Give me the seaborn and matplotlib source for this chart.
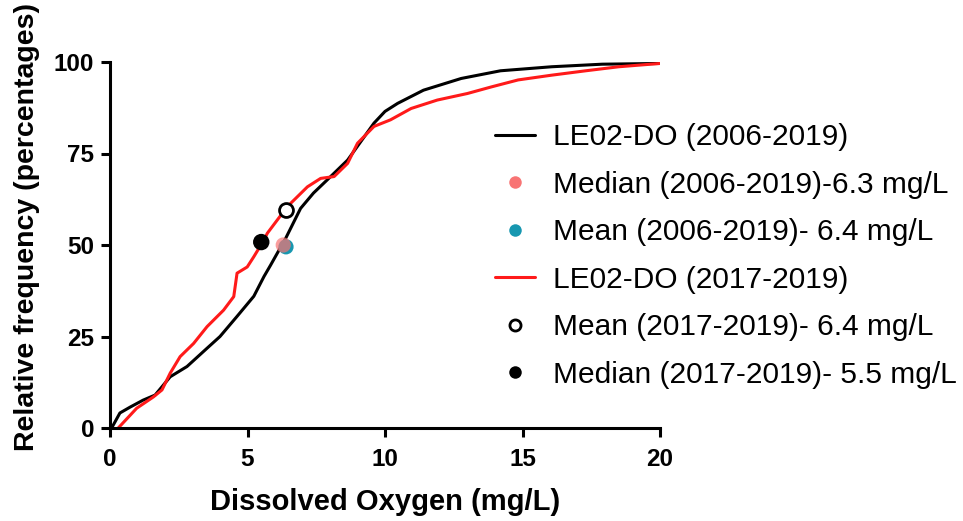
import numpy as np
import pandas as pd
import seaborn as sns
import matplotlib.pyplot as plt
from matplotlib.lines import Line2D

# cumulative curves
do_all_x = [0.0, 0.06, 0.36, 0.73, 1.2, 1.64, 2.19, 2.8, 3.53, 4.0, 4.62, 5.23, 5.6, 5.84,
            6.4, 6.93, 7.4, 7.9, 8.64, 9.6, 10.0, 10.46, 11.4, 12.77, 14.2, 16.06, 17.9, 20.0]
do_all_y = [0.0, 0.0, 4.1, 5.7, 7.6, 9.0, 14.0, 16.8, 21.8, 25.0, 30.5, 36.0, 41.4, 44.5,
            52.0, 60.0, 64.2, 67.8, 73.2, 83.3, 86.5, 88.7, 92.3, 95.5, 97.6, 98.7, 99.4, 99.6]

do_new_x = [0.3, 0.97, 1.58, 1.89, 2.19, 2.55, 3.04, 3.53, 4.13, 4.5, 4.62, 4.99, 5.23, 5.6, 5.72,
            6.45, 7.18, 7.66, 8.15, 8.64, 9.0, 9.6, 10.2, 10.95, 11.9, 13.0, 13.87, 14.84, 16.06,
            17.3, 18.5, 20.0]
do_new_y = [0.0, 5.4, 8.5, 10.4, 15.0, 19.5, 23.1, 27.7, 32.2, 35.9, 42.3, 44.0, 46.8, 51.4, 53.2,
            60.5, 65.9, 68.2, 68.7, 72.3, 77.8, 82.4, 84.2, 87.3, 89.6, 91.4, 93.2, 95.1, 96.4,
            97.6, 98.7, 99.6]

# summary points
stat_labels = ['Median (2006-2019)-6.3 mg/L', 'Mean (2006-2019)- 6.4 mg/L',
               'Mean (2017-2019)- 6.4 mg/L', 'Median (2017-2019)- 5.5 mg/L']
stat_x = [6.3, 6.4, 6.4, 5.5]
stat_y = [50.0, 49.5, 59.6, 50.8]

line_labels = ['LE02-DO (2006-2019)', 'LE02-DO (2017-2019)']

sns.set_style('ticks')
plt.rcParams['font.family'] = ['Liberation Sans', 'DejaVu Sans']
plt.rcParams['text.color'] = 'black'

fig = plt.figure(figsize=(9.63, 5.21), dpi=100)
ax = fig.add_axes([110/963, 1-428/521, 550/963, 366/521])

df_all = pd.DataFrame({'x': do_all_x, 'y': do_all_y})
df_new = pd.DataFrame({'x': do_new_x, 'y': do_new_y})
sns.lineplot(data=df_all, x='x', y='y', color='black', lw=2.2, sort=False, estimator=None, ax=ax)
sns.lineplot(data=df_new, x='x', y='y', color='#ff1a1a', lw=2.2, sort=False, estimator=None, ax=ax)

teal = '#1797b0'
salmon = '#f87474'
sns.scatterplot(x=[stat_x[1]], y=[stat_y[1]], color=teal, s=120, edgecolor='none', ax=ax, zorder=4)
sns.scatterplot(x=[stat_x[0]], y=[stat_y[0]], color=salmon, s=120, edgecolor='none', alpha=0.7, ax=ax, zorder=5)
sns.scatterplot(x=[stat_x[2]], y=[stat_y[2]], color='white', s=100, edgecolor='black', linewidth=2, ax=ax, zorder=5)
sns.scatterplot(x=[stat_x[3]], y=[stat_y[3]], color='black', s=140, edgecolor='none', ax=ax, zorder=5)

ax.set_xlim(0, 20)
ax.set_ylim(0, 100)
ax.set_xticks([0, 5, 10, 15, 20])
ax.set_yticks([0, 25, 50, 75, 100])
ax.tick_params(width=2.2, length=6.5, labelsize=17.5, color='black', labelcolor='black')
ax.tick_params(axis='x', pad=8)
ax.tick_params(axis='y', pad=5)
for lab in ax.get_xticklabels() + ax.get_yticklabels():
    lab.set_fontweight('bold')
for s in ['left', 'bottom']:
    ax.spines[s].set_linewidth(2.2)
    ax.spines[s].set_color('black')
sns.despine(ax=ax)
ax.set_xlabel('Dissolved Oxygen (mg/L)', fontsize=21, fontweight='bold', color='black')
ax.set_ylabel('Relative frequency (percentages)', fontsize=20.5, fontweight='bold', color='black')
ax.xaxis.set_label_coords(0.5, -(502 - 428) / 366, transform=ax.transAxes)
ax.xaxis.label.set_va('center')
ax.yaxis.set_label_coords(-(110 - 27) / 550, (428 - 227) / 366, transform=ax.transAxes)
ax.yaxis.label.set_va('center')

handles = [
    Line2D([], [], color='black', lw=2.2),
    Line2D([], [], ls='none', marker='o', ms=9, mfc=salmon, mec='none'),
    Line2D([], [], ls='none', marker='o', ms=9, mfc=teal, mec='none'),
    Line2D([], [], color='#ff1a1a', lw=2.2),
    Line2D([], [], ls='none', marker='o', ms=8, mfc='white', mec='black', mew=2),
    Line2D([], [], ls='none', marker='o', ms=9, mfc='black', mec='none'),
]
labels = [line_labels[0], stat_labels[0], stat_labels[1], line_labels[1], stat_labels[2], stat_labels[3]]
fig.legend(handles, labels, loc='upper left', bbox_to_anchor=(489/963, 1-117/521), frameon=False,
           fontsize=21.5, handlelength=1.34, handletextpad=0.6, labelspacing=0.655, borderaxespad=0,
           borderpad=0.2)

fig.savefig('out.png', dpi=100)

■ Task description ■
Transcribe the material exactly, keeping every word and none of the pictures.

■ Answer to this problem ■
Give me the seaborn and matplotlib source for this chart.
import numpy as np
import pandas as pd
import seaborn as sns
import matplotlib.pyplot as plt
from matplotlib.lines import Line2D

# cumulative curves
do_all_x = [0.0, 0.06, 0.36, 0.73, 1.2, 1.64, 2.19, 2.8, 3.53, 4.0, 4.62, 5.23, 5.6, 5.84,
            6.4, 6.93, 7.4, 7.9, 8.64, 9.6, 10.0, 10.46, 11.4, 12.77, 14.2, 16.06, 17.9, 20.0]
do_all_y = [0.0, 0.0, 4.1, 5.7, 7.6, 9.0, 14.0, 16.8, 21.8, 25.0, 30.5, 36.0, 41.4, 44.5,
            52.0, 60.0, 64.2, 67.8, 73.2, 83.3, 86.5, 88.7, 92.3, 95.5, 97.6, 98.7, 99.4, 99.6]

do_new_x = [0.3, 0.97, 1.58, 1.89, 2.19, 2.55, 3.04, 3.53, 4.13, 4.5, 4.62, 4.99, 5.23, 5.6, 5.72,
            6.45, 7.18, 7.66, 8.15, 8.64, 9.0, 9.6, 10.2, 10.95, 11.9, 13.0, 13.87, 14.84, 16.06,
            17.3, 18.5, 20.0]
do_new_y = [0.0, 5.4, 8.5, 10.4, 15.0, 19.5, 23.1, 27.7, 32.2, 35.9, 42.3, 44.0, 46.8, 51.4, 53.2,
            60.5, 65.9, 68.2, 68.7, 72.3, 77.8, 82.4, 84.2, 87.3, 89.6, 91.4, 93.2, 95.1, 96.4,
            97.6, 98.7, 99.6]

# summary points
stat_labels = ['Median (2006-2019)-6.3 mg/L', 'Mean (2006-2019)- 6.4 mg/L',
               'Mean (2017-2019)- 6.4 mg/L', 'Median (2017-2019)- 5.5 mg/L']
stat_x = [6.3, 6.4, 6.4, 5.5]
stat_y = [50.0, 49.5, 59.6, 50.8]

line_labels = ['LE02-DO (2006-2019)', 'LE02-DO (2017-2019)']

sns.set_style('ticks')
plt.rcParams['font.family'] = ['Liberation Sans', 'DejaVu Sans']
plt.rcParams['text.color'] = 'black'

fig = plt.figure(figsize=(9.63, 5.21), dpi=100)
ax = fig.add_axes([110/963, 1-428/521, 550/963, 366/521])

df_all = pd.DataFrame({'x': do_all_x, 'y': do_all_y})
df_new = pd.DataFrame({'x': do_new_x, 'y': do_new_y})
sns.lineplot(data=df_all, x='x', y='y', color='black', lw=2.2, sort=False, estimator=None, ax=ax)
sns.lineplot(data=df_new, x='x', y='y', color='#ff1a1a', lw=2.2, sort=False, estimator=None, ax=ax)

teal = '#1797b0'
salmon = '#f87474'
sns.scatterplot(x=[stat_x[1]], y=[stat_y[1]], color=teal, s=120, edgecolor='none', ax=ax, zorder=4)
sns.scatterplot(x=[stat_x[0]], y=[stat_y[0]], color=salmon, s=120, edgecolor='none', alpha=0.7, ax=ax, zorder=5)
sns.scatterplot(x=[stat_x[2]], y=[stat_y[2]], color='white', s=100, edgecolor='black', linewidth=2, ax=ax, zorder=5)
sns.scatterplot(x=[stat_x[3]], y=[stat_y[3]], color='black', s=140, edgecolor='none', ax=ax, zorder=5)

ax.set_xlim(0, 20)
ax.set_ylim(0, 100)
ax.set_xticks([0, 5, 10, 15, 20])
ax.set_yticks([0, 25, 50, 75, 100])
ax.tick_params(width=2.2, length=6.5, labelsize=17.5, color='black', labelcolor='black')
ax.tick_params(axis='x', pad=8)
ax.tick_params(axis='y', pad=5)
for lab in ax.get_xticklabels() + ax.get_yticklabels():
    lab.set_fontweight('bold')
for s in ['left', 'bottom']:
    ax.spines[s].set_linewidth(2.2)
    ax.spines[s].set_color('black')
sns.despine(ax=ax)
ax.set_xlabel('Dissolved Oxygen (mg/L)', fontsize=21, fontweight='bold', color='black')
ax.set_ylabel('Relative frequency (percentages)', fontsize=20.5, fontweight='bold', color='black')
ax.xaxis.set_label_coords(0.5, -(502 - 428) / 366, transform=ax.transAxes)
ax.xaxis.label.set_va('center')
ax.yaxis.set_label_coords(-(110 - 27) / 550, (428 - 227) / 366, transform=ax.transAxes)
ax.yaxis.label.set_va('center')

handles = [
    Line2D([], [], color='black', lw=2.2),
    Line2D([], [], ls='none', marker='o', ms=9, mfc=salmon, mec='none'),
    Line2D([], [], ls='none', marker='o', ms=9, mfc=teal, mec='none'),
    Line2D([], [], color='#ff1a1a', lw=2.2),
    Line2D([], [], ls='none', marker='o', ms=8, mfc='white', mec='black', mew=2),
    Line2D([], [], ls='none', marker='o', ms=9, mfc='black', mec='none'),
]
labels = [line_labels[0], stat_labels[0], stat_labels[1], line_labels[1], stat_labels[2], stat_labels[3]]
fig.legend(handles, labels, loc='upper left', bbox_to_anchor=(489/963, 1-117/521), frameon=False,
           fontsize=21.5, handlelength=1.34, handletextpad=0.6, labelspacing=0.655, borderaxespad=0,
           borderpad=0.2)

fig.savefig('out.png', dpi=100)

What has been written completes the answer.